- [Recorded information]
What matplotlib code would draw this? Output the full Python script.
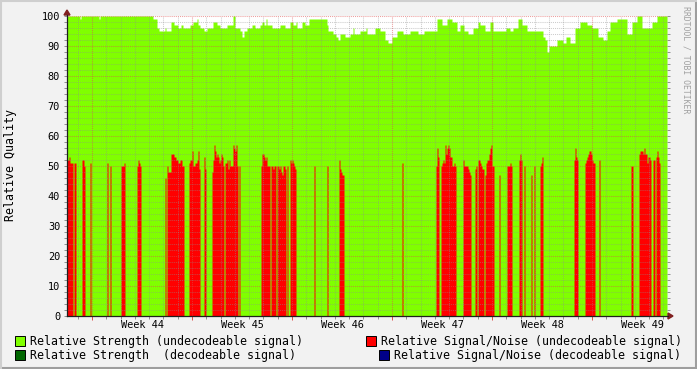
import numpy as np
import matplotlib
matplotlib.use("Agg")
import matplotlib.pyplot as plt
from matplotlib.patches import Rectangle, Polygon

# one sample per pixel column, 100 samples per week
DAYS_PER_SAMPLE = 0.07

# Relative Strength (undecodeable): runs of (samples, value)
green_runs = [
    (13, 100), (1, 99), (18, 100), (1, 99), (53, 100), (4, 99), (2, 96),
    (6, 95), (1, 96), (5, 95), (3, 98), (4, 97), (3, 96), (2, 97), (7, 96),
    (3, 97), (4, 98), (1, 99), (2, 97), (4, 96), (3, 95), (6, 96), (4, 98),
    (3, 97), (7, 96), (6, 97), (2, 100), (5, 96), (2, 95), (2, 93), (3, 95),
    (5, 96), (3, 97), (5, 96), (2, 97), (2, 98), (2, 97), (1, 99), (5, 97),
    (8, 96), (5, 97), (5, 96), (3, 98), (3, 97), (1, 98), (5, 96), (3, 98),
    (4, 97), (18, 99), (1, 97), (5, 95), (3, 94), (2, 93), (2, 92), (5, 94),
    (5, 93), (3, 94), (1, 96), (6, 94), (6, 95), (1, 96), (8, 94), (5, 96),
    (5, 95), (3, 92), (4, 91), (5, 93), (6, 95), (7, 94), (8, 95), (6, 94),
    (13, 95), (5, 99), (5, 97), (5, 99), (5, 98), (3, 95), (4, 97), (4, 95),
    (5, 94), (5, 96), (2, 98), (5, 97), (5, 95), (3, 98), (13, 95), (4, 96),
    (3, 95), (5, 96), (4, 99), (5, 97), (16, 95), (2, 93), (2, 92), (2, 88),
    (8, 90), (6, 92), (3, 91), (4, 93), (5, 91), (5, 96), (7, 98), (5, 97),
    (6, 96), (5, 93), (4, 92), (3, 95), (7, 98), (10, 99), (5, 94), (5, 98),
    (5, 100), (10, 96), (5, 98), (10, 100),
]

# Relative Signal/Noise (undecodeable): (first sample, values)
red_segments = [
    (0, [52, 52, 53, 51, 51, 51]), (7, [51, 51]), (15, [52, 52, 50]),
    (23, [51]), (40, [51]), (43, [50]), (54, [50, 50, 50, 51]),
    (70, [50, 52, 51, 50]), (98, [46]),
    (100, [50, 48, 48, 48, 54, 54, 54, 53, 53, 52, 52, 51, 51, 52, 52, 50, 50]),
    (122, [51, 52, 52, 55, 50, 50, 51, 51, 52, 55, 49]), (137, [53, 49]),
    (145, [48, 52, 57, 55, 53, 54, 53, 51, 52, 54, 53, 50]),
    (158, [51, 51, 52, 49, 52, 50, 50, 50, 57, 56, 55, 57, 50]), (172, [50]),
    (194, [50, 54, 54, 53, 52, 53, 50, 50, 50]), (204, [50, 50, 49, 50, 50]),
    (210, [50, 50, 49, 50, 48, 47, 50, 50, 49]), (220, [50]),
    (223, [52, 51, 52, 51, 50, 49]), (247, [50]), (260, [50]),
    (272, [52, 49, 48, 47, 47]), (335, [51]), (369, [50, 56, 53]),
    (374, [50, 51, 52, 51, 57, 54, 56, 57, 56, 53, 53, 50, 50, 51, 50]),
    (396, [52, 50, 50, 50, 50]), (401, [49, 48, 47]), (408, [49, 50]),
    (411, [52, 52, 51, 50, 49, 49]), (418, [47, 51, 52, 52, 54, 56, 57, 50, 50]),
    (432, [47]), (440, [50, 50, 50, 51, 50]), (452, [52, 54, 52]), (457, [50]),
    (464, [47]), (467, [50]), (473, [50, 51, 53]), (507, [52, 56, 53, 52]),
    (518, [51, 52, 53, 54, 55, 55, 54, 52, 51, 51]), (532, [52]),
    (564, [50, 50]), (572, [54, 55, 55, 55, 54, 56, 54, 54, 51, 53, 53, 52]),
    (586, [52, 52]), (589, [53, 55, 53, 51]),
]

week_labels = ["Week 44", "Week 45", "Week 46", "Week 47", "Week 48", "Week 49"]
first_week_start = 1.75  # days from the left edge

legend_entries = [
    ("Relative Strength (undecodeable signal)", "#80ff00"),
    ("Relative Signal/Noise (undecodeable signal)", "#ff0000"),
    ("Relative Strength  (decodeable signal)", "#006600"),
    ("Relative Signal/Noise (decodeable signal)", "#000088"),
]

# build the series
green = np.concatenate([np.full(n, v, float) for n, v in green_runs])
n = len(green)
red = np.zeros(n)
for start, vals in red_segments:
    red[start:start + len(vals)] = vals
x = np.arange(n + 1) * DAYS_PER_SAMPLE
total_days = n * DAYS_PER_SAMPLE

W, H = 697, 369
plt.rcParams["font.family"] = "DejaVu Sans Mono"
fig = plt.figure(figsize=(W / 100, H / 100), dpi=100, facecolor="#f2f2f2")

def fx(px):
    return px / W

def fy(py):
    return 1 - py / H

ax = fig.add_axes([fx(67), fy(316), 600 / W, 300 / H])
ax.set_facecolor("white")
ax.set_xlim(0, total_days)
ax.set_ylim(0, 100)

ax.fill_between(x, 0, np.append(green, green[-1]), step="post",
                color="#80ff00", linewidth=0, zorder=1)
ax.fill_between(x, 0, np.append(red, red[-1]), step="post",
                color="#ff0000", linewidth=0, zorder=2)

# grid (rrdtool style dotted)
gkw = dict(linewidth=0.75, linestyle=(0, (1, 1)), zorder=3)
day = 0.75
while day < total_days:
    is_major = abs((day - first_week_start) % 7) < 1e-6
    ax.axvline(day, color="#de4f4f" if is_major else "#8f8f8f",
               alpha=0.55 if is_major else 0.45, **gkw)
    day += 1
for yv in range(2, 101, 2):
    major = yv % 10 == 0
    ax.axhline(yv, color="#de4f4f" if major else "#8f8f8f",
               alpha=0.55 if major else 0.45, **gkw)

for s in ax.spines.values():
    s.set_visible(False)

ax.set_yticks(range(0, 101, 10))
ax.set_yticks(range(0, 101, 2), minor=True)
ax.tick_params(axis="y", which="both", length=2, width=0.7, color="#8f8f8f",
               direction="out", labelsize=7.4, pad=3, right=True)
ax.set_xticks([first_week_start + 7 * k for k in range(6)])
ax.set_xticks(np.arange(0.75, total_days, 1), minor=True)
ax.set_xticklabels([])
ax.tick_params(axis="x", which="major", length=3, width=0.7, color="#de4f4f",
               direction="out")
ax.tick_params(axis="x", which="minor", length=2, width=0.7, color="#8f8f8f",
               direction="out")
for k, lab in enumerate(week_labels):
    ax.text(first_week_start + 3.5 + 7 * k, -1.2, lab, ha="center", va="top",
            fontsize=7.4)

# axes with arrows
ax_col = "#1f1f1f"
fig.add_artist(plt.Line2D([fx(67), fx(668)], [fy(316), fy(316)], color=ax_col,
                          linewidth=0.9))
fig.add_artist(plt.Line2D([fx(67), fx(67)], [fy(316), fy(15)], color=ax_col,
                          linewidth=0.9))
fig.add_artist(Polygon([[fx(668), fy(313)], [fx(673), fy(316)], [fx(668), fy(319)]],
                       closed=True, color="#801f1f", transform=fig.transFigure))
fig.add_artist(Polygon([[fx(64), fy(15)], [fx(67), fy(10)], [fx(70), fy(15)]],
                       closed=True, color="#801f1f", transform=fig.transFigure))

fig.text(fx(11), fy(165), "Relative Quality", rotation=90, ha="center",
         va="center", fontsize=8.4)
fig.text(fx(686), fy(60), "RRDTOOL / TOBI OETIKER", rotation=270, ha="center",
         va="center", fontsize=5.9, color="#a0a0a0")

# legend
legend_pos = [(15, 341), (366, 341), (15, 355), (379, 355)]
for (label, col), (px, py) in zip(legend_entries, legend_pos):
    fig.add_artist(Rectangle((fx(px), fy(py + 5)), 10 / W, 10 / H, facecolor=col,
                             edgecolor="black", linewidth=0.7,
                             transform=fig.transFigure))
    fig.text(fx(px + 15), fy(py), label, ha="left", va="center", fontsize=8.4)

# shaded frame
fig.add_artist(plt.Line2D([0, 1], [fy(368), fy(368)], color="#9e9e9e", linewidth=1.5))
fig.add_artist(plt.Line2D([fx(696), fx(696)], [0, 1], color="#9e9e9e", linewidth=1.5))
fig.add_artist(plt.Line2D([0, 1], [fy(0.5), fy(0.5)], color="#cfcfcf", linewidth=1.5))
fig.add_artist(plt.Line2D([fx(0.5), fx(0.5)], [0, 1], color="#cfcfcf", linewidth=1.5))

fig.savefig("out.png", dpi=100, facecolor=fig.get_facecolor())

- [Aim] Repeat, exactly and in full, each line from the start of the data to the line that contains "from matplotlib.patches import". Pictures do not go in.

- [Answer to the problem]
What matplotlib code would draw this? Output the full Python script.
import numpy as np
import matplotlib
matplotlib.use("Agg")
import matplotlib.pyplot as plt
from matplotlib.patches import Rectangle, Polygon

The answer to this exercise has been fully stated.